Material provided:
____________________

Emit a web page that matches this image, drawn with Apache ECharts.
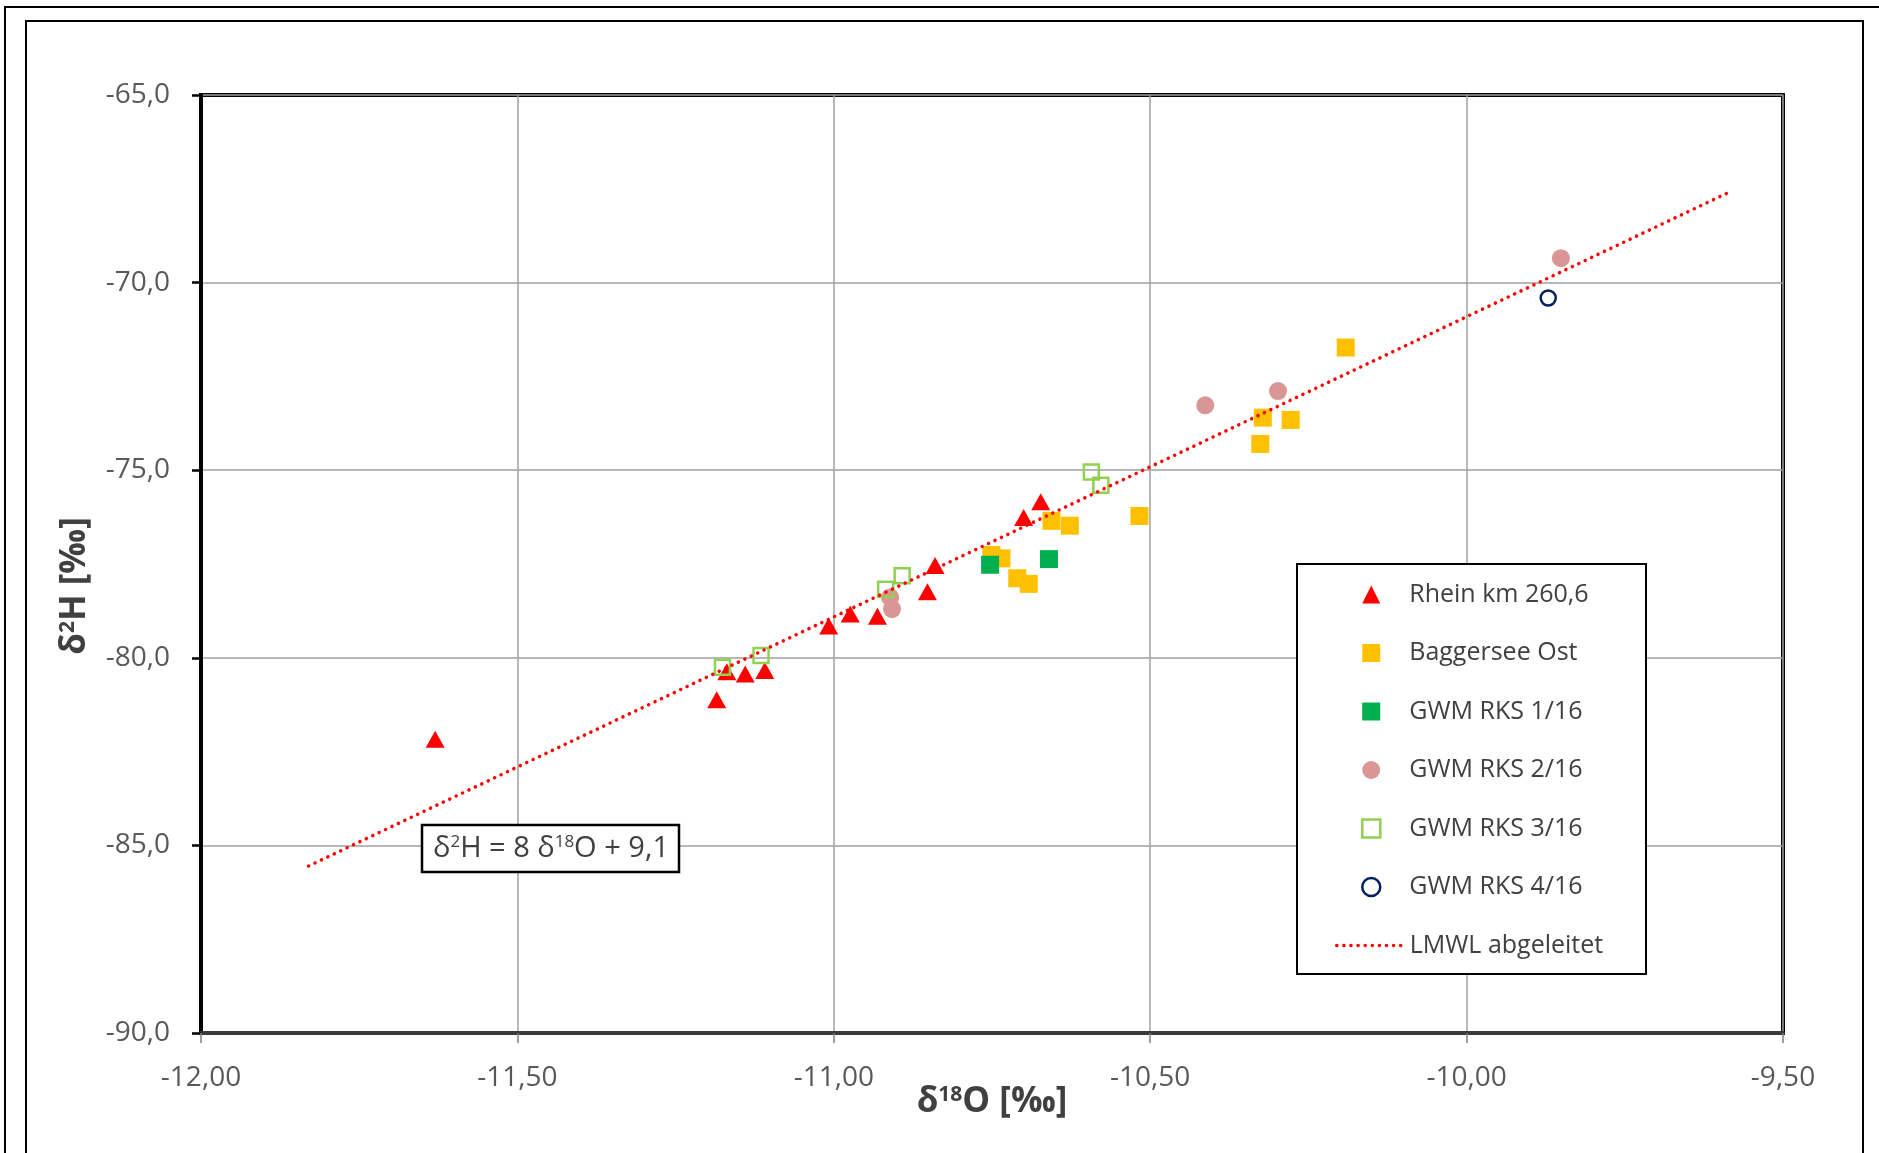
<!DOCTYPE html>
<html><head><meta charset="utf-8">
<script src="https://cdn.jsdelivr.net/npm/echarts@6/dist/echarts.min.js"></script>
<style>html,body{margin:0;padding:0;background:#fff}#c{width:1879px;height:1153px}</style>
</head><body><div id="c"></div>
<script>
// ---- data ----
const xTicks = [-12, -11.5, -11, -10.5, -10, -9.5];
const xTickLabels = ['-12,00', '-11,50', '-11,00', '-10,50', '-10,00', '-9,50'];
const yTicks = [-90, -85, -80, -75, -70, -65];
const yTickLabels = ['-90,0', '-85,0', '-80,0', '-75,0', '-70,0', '-65,0'];

const seriesNames = ['Rhein km 260,6', 'Baggersee Ost', 'GWM RKS 1/16', 'GWM RKS 2/16', 'GWM RKS 3/16', 'GWM RKS 4/16', 'LMWL abgeleitet'];

const rheinX = [-11.630, -11.185, -11.169, -11.140, -11.109, -11.008, -10.974, -10.931, -10.852, -10.840, -10.700, -10.673];
const rheinY = [-82.17, -81.12, -80.37, -80.43, -80.34, -79.15, -78.83, -78.89, -78.24, -77.54, -76.26, -75.84];

const baggX = [-10.751, -10.735, -10.710, -10.692, -10.656, -10.627, -10.517, -10.322, -10.278, -10.326, -10.191];
const baggY = [-77.26, -77.35, -77.88, -78.03, -76.35, -76.48, -76.22, -73.60, -73.66, -74.30, -71.73];

const gwm1X = [-10.753, -10.660];
const gwm1Y = [-77.52, -77.37];

const gwm2X = [-10.911, -10.908, -10.413, -10.298, -9.851];
const gwm2Y = [-78.39, -78.70, -73.27, -72.89, -69.35];

const gwm3X = [-11.176, -11.115, -10.918, -10.892, -10.593, -10.578];
const gwm3Y = [-80.25, -79.94, -78.17, -77.81, -75.05, -75.40];

const gwm4X = [-9.871];
const gwm4Y = [-70.41];

const lmwlX = [-11.83, -9.58];
const lmwlY = [-85.55, -67.55];

const equationText = 'δ{s|2}H = 8 δ{s|18}O + 9,1';
const xAxisTitle = 'δ{s|18}O [‰]';
const yAxisTitle = 'δ{s|2}H [‰]';

// ---- helpers ----
const FONT = "'Segoe UI', 'Open Sans', sans-serif";
function pairs(xs, ys) { return xs.map((x, i) => [x, ys[i]]); }
function tickLabel(ticks, labels) {
  return v => { const i = ticks.findIndex(t => Math.abs(t - v) < 1e-6); return i >= 0 ? labels[i] : ''; };
}
const dotted = { color: '#ff0000', width: 3.5, type: [0.1, 7], cap: 'round' };
const titleRich = { s: { fontSize: 21, fontWeight: 'bold', color: '#404040', verticalAlign: 'top', fontFamily: FONT } };
const legendText = { fontSize: 25, color: '#404040', fontFamily: FONT };

const chart = echarts.init(document.getElementById('c'), null, { renderer: 'canvas' });
chart.setOption({
  animation: false,
  backgroundColor: '#ffffff',
  textStyle: { fontFamily: FONT },
  grid: { left: 201, top: 95, right: 96, bottom: 120, show: true, borderColor: '#000', borderWidth: 4, backgroundColor: 'transparent' },
  xAxis: {
    type: 'value', min: -12, max: -9.5, interval: 0.5,
    axisLine: { show: true, onZero: false, lineStyle: { color: '#3a3a3a', width: 4 } },
    axisTick: { show: true, length: 10, lineStyle: { color: '#808080', width: 1.5 } },
    splitLine: { show: true, lineStyle: { color: '#a0a0a0', width: 1.5 } },
    axisLabel: { formatter: tickLabel(xTicks, xTickLabels), fontSize: 28, color: '#595959', margin: 31, fontFamily: FONT },
    name: xAxisTitle, nameLocation: 'middle', nameGap: 52, nameMoveOverlap: false,
    nameTextStyle: { fontSize: 35, fontWeight: 'bold', color: '#404040', fontFamily: FONT, rich: titleRich }
  },
  yAxis: {
    type: 'value', min: -90, max: -65, interval: 5,
    axisLine: { show: true, onZero: false, lineStyle: { color: '#000', width: 4 } },
    axisTick: { show: true, length: 9, lineStyle: { color: '#000', width: 2.5 } },
    splitLine: { show: true, lineStyle: { color: '#a0a0a0', width: 1.5 } },
    axisLabel: { formatter: tickLabel(yTicks, yTickLabels), fontSize: 28, color: '#595959', margin: 31, fontFamily: FONT },
    name: yAxisTitle, nameLocation: 'middle', nameGap: 108, nameMoveOverlap: false,
    nameTextStyle: { fontSize: 35, fontWeight: 'bold', color: '#404040', fontFamily: FONT, padding: [0, 44, 0, 0], rich: titleRich }
  },
  legend: [
    {
      orient: 'vertical', left: 1361, top: 582, z: 20,
      itemWidth: 18, itemHeight: 18, itemGap: 33.5, padding: 0,
      textStyle: Object.assign({ padding: [0, 0, 0, 24] }, legendText),
      selectedMode: false,
      data: [
        { name: seriesNames[0], icon: 'triangle' },
        { name: seriesNames[1], icon: 'rect' },
        { name: seriesNames[2], icon: 'rect' },
        { name: seriesNames[3], icon: 'circle' },
        { name: seriesNames[4], icon: 'rect', itemStyle: { color: 'rgba(0,0,0,0)', borderColor: '#92d050', borderWidth: 2.5 } },
        { name: seriesNames[5], icon: 'circle', itemStyle: { color: 'rgba(0,0,0,0)', borderColor: '#002060', borderWidth: 2.5 } }
      ]
    },
    {
      orient: 'vertical', left: 1335, top: 933, z: 20,
      itemWidth: 64, itemHeight: 18, padding: 0,
      textStyle: Object.assign({ padding: [0, 0, 0, 4] }, legendText),
      selectedMode: false,
      data: [ { name: seriesNames[6], itemStyle: { opacity: 0 }, lineStyle: dotted } ]
    }
  ],
  graphic: [
    { type: 'rect', silent: true, z: -10, shape: { x: 5, y: 7, width: 1900, height: 1200 }, style: { fill: 'none', stroke: '#000', lineWidth: 2 } },
    { type: 'rect', silent: true, z: -10, shape: { x: 26, y: 21, width: 1837, height: 1200 }, style: { fill: 'none', stroke: '#000', lineWidth: 2 } },
    { type: 'rect', z: 10, shape: { x: 1297, y: 564, width: 349, height: 410 }, style: { fill: '#fff', stroke: '#000', lineWidth: 2 } },
    { type: 'rect', z: 100, shape: { x: 422, y: 825, width: 257, height: 47 }, style: { fill: '#fff', stroke: '#000', lineWidth: 2.5 } },
    { type: 'text', z: 101, x: 551, y: 849,
      style: { text: equationText, fontSize: 29, fontFamily: FONT, fill: '#404040', align: 'center', verticalAlign: 'middle', lineHeight: 30,
        rich: { s: { fontSize: 17, lineHeight: 17, fontFamily: FONT, fill: '#404040', verticalAlign: 'top' } } } }
  ],
  series: [
    { name: seriesNames[0], type: 'scatter', data: pairs(rheinX, rheinY), symbol: 'triangle', symbolSize: [19, 17], itemStyle: { color: '#ff0000', opacity: 1 }, z: 2 },
    { name: seriesNames[1], type: 'scatter', data: pairs(baggX, baggY), symbol: 'rect', symbolSize: 18, itemStyle: { color: '#ffc000', opacity: 1 }, z: 2 },
    { name: seriesNames[2], type: 'scatter', data: pairs(gwm1X, gwm1Y), symbol: 'rect', symbolSize: 18, itemStyle: { color: '#00b050', opacity: 1 }, z: 2 },
    { name: seriesNames[3], type: 'scatter', data: pairs(gwm2X, gwm2Y), symbol: 'circle', symbolSize: 18, itemStyle: { color: '#d99694', opacity: 1 }, z: 2 },
    { name: seriesNames[4], type: 'scatter', data: pairs(gwm3X, gwm3Y), symbol: 'rect', symbolSize: 15, itemStyle: { color: 'rgba(0,0,0,0)', borderColor: '#92d050', borderWidth: 2.5, opacity: 1 }, z: 2 },
    { name: seriesNames[5], type: 'scatter', data: pairs(gwm4X, gwm4Y), symbol: 'circle', symbolSize: 15, itemStyle: { color: 'rgba(0,0,0,0)', borderColor: '#002060', borderWidth: 2.5, opacity: 1 }, z: 2 },
    { name: seriesNames[6], type: 'line', data: pairs(lmwlX, lmwlY), symbol: 'none', showSymbol: false, lineStyle: dotted, itemStyle: { color: '#ff0000' }, z: 3 }
  ]
});
</script>
</body></html>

____________________

Task to carry out: Repeat the lines of the listing above verbatim, beginning at its first line and ending at the line containing "['-90,0', '-85,0', '-80,0', '-75,0', '-70,0', '-65,0'];", which is included. Omit pictures.

Answer in full:
Emit a web page that matches this image, drawn with Apache ECharts.
<!DOCTYPE html>
<html><head><meta charset="utf-8">
<script src="https://cdn.jsdelivr.net/npm/echarts@6/dist/echarts.min.js"></script>
<style>html,body{margin:0;padding:0;background:#fff}#c{width:1879px;height:1153px}</style>
</head><body><div id="c"></div>
<script>
// ---- data ----
const xTicks = [-12, -11.5, -11, -10.5, -10, -9.5];
const xTickLabels = ['-12,00', '-11,50', '-11,00', '-10,50', '-10,00', '-9,50'];
const yTicks = [-90, -85, -80, -75, -70, -65];
const yTickLabels = ['-90,0', '-85,0', '-80,0', '-75,0', '-70,0', '-65,0'];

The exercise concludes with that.